[Source code of charts]
◇ ◇ ◇ ◇ ◇

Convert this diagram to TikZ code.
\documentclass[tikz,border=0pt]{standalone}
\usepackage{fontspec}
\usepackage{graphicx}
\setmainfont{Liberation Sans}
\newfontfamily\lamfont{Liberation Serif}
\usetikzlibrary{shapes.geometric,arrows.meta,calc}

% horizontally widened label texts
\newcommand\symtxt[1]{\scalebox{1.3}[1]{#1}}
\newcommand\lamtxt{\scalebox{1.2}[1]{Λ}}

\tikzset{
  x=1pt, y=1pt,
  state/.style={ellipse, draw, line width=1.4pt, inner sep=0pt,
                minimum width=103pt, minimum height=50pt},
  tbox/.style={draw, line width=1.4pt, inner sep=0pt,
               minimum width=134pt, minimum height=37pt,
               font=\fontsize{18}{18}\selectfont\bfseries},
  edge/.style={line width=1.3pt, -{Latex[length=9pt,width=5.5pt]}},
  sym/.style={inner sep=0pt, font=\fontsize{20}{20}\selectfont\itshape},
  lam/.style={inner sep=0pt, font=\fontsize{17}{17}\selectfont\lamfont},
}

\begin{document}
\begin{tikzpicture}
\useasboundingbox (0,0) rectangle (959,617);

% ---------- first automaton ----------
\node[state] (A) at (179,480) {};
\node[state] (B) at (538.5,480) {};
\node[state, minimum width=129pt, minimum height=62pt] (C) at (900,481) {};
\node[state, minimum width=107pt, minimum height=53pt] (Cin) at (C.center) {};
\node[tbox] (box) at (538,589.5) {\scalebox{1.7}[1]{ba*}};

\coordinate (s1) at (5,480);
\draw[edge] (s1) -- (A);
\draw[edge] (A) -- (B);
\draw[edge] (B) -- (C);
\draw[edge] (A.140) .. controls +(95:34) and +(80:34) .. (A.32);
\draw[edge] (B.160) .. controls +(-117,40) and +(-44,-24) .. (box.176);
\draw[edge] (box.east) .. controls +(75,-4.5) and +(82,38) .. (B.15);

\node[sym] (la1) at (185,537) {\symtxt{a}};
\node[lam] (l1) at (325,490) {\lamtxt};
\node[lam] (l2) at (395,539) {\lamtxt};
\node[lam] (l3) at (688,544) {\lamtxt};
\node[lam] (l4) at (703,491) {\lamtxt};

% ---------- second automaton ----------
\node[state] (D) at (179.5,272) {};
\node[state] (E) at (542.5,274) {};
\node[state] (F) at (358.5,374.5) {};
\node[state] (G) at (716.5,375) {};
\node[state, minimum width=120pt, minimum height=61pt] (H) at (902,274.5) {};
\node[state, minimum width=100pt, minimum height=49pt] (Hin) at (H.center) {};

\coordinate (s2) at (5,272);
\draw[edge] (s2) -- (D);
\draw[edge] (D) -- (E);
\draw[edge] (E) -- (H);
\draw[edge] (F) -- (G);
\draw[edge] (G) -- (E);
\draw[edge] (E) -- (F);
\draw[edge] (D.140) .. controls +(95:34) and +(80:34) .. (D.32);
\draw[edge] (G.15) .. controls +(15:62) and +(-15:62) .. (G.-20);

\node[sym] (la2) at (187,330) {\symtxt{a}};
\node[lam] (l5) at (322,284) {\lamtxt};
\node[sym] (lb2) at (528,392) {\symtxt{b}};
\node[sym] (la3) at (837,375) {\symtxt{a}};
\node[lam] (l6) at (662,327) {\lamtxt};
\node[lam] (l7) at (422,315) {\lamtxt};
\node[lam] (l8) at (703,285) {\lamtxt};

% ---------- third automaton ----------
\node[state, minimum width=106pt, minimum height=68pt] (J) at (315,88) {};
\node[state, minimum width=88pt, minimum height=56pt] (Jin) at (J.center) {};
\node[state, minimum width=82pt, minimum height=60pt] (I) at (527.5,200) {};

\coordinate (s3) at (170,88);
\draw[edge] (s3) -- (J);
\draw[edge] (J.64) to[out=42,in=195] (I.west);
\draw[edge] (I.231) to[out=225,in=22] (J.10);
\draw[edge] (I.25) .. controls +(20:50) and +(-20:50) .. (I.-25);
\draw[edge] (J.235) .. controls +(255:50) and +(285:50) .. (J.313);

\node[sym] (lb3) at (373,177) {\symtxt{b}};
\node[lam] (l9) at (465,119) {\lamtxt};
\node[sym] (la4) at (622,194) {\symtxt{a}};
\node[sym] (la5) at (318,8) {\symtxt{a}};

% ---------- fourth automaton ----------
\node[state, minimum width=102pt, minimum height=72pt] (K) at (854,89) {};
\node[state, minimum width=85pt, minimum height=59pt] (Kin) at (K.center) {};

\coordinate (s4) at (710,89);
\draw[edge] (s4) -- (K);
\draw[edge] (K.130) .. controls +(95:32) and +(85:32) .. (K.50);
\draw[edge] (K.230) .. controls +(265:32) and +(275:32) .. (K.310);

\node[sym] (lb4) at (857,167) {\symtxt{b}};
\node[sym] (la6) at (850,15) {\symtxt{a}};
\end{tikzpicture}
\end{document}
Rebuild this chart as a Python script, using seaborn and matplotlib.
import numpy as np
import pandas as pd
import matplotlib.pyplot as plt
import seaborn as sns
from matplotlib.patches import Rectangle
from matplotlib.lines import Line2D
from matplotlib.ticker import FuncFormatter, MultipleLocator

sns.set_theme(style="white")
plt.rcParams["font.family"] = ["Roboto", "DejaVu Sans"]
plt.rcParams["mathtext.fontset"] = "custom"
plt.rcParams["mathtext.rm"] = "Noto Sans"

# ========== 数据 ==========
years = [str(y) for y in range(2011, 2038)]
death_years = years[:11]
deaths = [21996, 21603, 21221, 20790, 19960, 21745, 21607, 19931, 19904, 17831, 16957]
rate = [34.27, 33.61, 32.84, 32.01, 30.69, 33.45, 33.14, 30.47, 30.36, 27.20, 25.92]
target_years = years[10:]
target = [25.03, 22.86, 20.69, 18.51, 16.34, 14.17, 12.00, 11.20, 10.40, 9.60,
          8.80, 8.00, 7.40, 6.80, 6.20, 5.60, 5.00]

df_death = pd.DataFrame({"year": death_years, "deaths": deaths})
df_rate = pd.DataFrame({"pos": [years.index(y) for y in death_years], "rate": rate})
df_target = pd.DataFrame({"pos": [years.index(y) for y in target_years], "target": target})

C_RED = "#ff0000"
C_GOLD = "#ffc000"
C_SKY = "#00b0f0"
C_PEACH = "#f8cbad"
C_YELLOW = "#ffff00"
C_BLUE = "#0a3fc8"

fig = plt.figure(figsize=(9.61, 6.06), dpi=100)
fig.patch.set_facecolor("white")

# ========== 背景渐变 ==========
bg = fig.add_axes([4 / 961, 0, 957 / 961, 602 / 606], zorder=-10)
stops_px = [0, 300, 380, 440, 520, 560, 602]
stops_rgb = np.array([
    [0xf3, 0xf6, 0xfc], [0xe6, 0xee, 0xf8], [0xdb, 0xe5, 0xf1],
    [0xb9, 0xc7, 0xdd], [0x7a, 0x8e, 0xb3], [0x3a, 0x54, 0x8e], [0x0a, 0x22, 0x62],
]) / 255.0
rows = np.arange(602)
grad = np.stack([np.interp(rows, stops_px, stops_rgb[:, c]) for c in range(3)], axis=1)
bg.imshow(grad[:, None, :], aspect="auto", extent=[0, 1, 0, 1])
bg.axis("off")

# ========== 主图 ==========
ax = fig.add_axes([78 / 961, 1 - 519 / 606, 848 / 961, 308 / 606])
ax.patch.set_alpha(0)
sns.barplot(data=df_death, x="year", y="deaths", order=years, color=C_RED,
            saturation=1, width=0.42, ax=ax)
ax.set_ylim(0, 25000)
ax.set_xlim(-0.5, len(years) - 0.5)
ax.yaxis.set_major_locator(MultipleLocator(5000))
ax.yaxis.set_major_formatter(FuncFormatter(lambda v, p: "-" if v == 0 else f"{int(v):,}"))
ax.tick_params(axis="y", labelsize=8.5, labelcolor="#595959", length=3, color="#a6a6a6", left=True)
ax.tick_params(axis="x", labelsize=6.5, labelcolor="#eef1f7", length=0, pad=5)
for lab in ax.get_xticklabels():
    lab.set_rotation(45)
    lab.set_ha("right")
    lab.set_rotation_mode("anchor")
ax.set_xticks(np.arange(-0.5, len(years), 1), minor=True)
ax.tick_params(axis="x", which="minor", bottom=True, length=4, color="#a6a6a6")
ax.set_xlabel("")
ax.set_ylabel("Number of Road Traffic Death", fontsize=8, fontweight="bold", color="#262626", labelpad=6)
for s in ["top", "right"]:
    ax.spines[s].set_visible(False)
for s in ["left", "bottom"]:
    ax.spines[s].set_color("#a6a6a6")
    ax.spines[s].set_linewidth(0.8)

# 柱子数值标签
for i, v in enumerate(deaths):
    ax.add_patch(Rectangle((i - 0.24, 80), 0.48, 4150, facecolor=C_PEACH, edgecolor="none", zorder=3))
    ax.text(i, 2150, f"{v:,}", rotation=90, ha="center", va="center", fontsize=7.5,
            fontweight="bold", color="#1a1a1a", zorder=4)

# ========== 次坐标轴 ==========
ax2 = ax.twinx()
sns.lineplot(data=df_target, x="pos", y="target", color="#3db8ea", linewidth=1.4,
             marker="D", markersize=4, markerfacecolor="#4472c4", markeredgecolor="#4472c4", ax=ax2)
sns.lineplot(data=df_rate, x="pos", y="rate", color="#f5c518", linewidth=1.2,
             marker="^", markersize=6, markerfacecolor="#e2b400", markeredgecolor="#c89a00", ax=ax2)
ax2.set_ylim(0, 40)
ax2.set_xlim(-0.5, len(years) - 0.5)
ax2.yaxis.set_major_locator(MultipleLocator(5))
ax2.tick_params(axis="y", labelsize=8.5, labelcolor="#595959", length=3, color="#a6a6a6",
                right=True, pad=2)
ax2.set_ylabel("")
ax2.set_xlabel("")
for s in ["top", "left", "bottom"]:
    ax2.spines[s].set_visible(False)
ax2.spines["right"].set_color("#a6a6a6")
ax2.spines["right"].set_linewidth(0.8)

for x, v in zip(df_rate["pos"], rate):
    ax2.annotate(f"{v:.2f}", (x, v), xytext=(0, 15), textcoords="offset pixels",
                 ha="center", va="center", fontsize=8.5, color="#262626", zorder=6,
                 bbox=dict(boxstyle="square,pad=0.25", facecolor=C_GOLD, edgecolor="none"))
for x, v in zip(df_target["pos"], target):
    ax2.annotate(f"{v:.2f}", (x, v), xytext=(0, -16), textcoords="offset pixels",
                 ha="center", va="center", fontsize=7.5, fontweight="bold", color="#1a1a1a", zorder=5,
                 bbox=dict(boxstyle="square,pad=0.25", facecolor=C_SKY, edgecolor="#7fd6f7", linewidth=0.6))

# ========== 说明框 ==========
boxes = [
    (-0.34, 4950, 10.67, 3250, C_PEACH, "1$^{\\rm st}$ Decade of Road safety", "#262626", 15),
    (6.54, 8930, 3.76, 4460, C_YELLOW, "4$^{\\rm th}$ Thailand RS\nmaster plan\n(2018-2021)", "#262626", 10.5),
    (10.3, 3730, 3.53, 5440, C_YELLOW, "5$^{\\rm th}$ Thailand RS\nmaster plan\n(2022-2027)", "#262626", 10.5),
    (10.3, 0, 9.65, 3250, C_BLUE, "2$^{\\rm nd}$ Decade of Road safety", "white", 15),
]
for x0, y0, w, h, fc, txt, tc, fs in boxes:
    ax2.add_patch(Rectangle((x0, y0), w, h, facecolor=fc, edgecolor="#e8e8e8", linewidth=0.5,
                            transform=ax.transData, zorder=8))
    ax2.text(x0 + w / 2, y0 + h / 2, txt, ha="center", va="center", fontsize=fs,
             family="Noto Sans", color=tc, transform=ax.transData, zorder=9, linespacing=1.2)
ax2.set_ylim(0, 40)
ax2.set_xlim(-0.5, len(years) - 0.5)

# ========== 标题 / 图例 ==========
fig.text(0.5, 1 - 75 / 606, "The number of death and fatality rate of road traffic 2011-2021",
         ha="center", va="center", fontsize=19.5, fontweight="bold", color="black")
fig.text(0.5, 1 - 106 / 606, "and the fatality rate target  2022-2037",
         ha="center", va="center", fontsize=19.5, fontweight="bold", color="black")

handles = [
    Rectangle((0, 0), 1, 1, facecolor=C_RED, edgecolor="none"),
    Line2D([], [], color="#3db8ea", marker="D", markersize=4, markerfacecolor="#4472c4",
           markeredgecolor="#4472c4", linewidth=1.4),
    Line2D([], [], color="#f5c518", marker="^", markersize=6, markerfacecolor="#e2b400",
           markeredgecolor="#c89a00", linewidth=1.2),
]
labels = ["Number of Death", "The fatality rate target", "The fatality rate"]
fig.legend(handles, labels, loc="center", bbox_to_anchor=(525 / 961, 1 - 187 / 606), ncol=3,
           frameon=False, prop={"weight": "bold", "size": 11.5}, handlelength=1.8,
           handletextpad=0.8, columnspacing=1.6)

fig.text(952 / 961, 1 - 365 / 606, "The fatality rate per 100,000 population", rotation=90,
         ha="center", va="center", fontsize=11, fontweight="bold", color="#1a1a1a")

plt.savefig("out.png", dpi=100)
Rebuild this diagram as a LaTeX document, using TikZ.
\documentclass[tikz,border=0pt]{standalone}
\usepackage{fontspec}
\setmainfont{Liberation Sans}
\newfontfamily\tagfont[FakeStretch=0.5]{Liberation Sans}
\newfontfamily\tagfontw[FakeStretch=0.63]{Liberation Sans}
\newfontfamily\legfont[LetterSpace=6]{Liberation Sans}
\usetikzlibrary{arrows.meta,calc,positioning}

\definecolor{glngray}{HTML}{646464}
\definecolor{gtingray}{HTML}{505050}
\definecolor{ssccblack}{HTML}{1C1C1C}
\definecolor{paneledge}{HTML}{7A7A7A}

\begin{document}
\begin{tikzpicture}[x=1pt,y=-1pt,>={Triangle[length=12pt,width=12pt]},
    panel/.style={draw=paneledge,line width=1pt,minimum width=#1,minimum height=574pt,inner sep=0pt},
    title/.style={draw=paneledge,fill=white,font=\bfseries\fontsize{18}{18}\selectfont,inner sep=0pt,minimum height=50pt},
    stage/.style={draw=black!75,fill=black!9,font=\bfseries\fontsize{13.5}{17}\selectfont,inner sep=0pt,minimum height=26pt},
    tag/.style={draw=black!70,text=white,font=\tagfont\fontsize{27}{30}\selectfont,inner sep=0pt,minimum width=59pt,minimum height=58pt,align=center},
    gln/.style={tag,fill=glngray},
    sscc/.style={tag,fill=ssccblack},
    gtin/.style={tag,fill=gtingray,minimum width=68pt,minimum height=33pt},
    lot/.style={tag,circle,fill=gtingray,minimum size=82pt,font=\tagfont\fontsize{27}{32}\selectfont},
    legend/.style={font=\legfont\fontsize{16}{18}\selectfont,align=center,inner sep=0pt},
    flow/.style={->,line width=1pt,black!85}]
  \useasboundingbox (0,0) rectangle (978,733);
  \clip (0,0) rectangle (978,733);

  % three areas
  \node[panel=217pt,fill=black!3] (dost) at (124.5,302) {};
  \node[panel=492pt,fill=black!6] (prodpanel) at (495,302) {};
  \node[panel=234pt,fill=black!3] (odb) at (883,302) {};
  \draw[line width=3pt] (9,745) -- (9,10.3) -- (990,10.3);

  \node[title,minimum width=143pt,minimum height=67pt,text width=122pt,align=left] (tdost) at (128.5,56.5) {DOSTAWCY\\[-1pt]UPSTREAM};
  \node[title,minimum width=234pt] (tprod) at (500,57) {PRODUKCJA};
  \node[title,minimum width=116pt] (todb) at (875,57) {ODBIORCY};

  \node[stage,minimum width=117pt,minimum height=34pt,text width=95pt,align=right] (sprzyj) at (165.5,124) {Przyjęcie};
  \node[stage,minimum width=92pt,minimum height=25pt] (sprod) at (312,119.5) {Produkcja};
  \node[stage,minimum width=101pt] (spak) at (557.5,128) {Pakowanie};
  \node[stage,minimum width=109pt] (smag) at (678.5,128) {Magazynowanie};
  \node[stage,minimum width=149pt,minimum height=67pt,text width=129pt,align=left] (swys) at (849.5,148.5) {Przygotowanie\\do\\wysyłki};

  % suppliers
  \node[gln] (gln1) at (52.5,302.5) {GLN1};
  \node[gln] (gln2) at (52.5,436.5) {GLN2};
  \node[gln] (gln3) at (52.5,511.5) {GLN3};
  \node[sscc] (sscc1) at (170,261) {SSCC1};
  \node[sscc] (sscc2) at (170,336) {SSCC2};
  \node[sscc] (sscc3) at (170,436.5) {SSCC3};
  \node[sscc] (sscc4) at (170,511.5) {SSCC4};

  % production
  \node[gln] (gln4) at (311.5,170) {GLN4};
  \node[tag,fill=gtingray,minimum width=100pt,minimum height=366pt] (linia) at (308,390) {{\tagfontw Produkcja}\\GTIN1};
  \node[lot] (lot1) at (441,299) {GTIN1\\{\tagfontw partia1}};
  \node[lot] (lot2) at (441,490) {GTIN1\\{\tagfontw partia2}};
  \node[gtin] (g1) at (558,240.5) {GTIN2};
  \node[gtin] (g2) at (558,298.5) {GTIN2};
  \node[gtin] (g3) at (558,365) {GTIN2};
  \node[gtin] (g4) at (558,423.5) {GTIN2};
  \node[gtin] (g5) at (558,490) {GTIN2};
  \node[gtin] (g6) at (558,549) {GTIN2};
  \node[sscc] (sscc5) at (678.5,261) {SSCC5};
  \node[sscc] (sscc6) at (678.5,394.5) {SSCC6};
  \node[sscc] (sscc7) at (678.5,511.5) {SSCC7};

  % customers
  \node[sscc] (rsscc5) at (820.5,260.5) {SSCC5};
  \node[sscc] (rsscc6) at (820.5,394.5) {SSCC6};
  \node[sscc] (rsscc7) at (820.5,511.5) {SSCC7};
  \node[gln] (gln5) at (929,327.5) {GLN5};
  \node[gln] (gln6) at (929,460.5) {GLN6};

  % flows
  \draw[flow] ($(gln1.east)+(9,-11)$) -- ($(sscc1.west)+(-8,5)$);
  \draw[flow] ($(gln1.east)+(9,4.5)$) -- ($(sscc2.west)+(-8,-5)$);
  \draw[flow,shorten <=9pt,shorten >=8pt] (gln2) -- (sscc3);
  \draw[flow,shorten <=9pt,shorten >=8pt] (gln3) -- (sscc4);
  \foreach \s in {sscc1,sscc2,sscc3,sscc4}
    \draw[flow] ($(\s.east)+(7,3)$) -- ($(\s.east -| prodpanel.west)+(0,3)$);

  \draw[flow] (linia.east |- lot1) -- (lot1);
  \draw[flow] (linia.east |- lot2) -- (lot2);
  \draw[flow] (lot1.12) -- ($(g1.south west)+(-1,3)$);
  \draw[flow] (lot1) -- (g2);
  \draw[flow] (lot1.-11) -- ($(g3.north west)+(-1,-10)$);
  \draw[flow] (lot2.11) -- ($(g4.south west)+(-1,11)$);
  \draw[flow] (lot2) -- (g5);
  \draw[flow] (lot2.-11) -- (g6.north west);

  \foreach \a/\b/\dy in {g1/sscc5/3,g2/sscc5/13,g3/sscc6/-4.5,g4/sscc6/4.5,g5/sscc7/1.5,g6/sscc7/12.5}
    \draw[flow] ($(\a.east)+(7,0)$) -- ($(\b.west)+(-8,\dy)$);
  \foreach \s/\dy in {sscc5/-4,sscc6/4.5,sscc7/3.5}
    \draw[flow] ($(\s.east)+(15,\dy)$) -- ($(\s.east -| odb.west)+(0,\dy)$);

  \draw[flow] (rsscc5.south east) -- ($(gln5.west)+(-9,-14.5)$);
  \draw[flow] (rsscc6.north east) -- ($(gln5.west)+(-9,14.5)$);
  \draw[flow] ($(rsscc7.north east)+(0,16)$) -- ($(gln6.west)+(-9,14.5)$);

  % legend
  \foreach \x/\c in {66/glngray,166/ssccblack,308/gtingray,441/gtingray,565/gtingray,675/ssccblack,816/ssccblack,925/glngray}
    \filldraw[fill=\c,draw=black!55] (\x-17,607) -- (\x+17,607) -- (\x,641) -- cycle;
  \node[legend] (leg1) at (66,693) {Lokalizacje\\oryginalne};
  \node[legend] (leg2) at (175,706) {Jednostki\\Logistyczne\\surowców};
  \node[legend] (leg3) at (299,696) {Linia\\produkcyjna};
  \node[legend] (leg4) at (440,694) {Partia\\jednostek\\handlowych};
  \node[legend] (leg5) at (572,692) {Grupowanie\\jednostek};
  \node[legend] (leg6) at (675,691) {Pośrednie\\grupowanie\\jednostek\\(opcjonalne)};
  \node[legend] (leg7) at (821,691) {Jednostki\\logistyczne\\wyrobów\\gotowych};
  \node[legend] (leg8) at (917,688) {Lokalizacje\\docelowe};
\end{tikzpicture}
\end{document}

◇ ◇ ◇ ◇ ◇

§ GIVEN PROBLEM: Quote exactly the lines running from the start of the listing above through the line where "and +(82,38) .. (B.15);" is found, and output no other lines.

§ RESPONSE TO THIS TASK:
Convert this diagram to TikZ code.
\documentclass[tikz,border=0pt]{standalone}
\usepackage{fontspec}
\usepackage{graphicx}
\setmainfont{Liberation Sans}
\newfontfamily\lamfont{Liberation Serif}
\usetikzlibrary{shapes.geometric,arrows.meta,calc}

% horizontally widened label texts
\newcommand\symtxt[1]{\scalebox{1.3}[1]{#1}}
\newcommand\lamtxt{\scalebox{1.2}[1]{Λ}}

\tikzset{
  x=1pt, y=1pt,
  state/.style={ellipse, draw, line width=1.4pt, inner sep=0pt,
                minimum width=103pt, minimum height=50pt},
  tbox/.style={draw, line width=1.4pt, inner sep=0pt,
               minimum width=134pt, minimum height=37pt,
               font=\fontsize{18}{18}\selectfont\bfseries},
  edge/.style={line width=1.3pt, -{Latex[length=9pt,width=5.5pt]}},
  sym/.style={inner sep=0pt, font=\fontsize{20}{20}\selectfont\itshape},
  lam/.style={inner sep=0pt, font=\fontsize{17}{17}\selectfont\lamfont},
}

\begin{document}
\begin{tikzpicture}
\useasboundingbox (0,0) rectangle (959,617);

% ---------- first automaton ----------
\node[state] (A) at (179,480) {};
\node[state] (B) at (538.5,480) {};
\node[state, minimum width=129pt, minimum height=62pt] (C) at (900,481) {};
\node[state, minimum width=107pt, minimum height=53pt] (Cin) at (C.center) {};
\node[tbox] (box) at (538,589.5) {\scalebox{1.7}[1]{ba*}};

\coordinate (s1) at (5,480);
\draw[edge] (s1) -- (A);
\draw[edge] (A) -- (B);
\draw[edge] (B) -- (C);
\draw[edge] (A.140) .. controls +(95:34) and +(80:34) .. (A.32);
\draw[edge] (B.160) .. controls +(-117,40) and +(-44,-24) .. (box.176);
\draw[edge] (box.east) .. controls +(75,-4.5) and +(82,38) .. (B.15);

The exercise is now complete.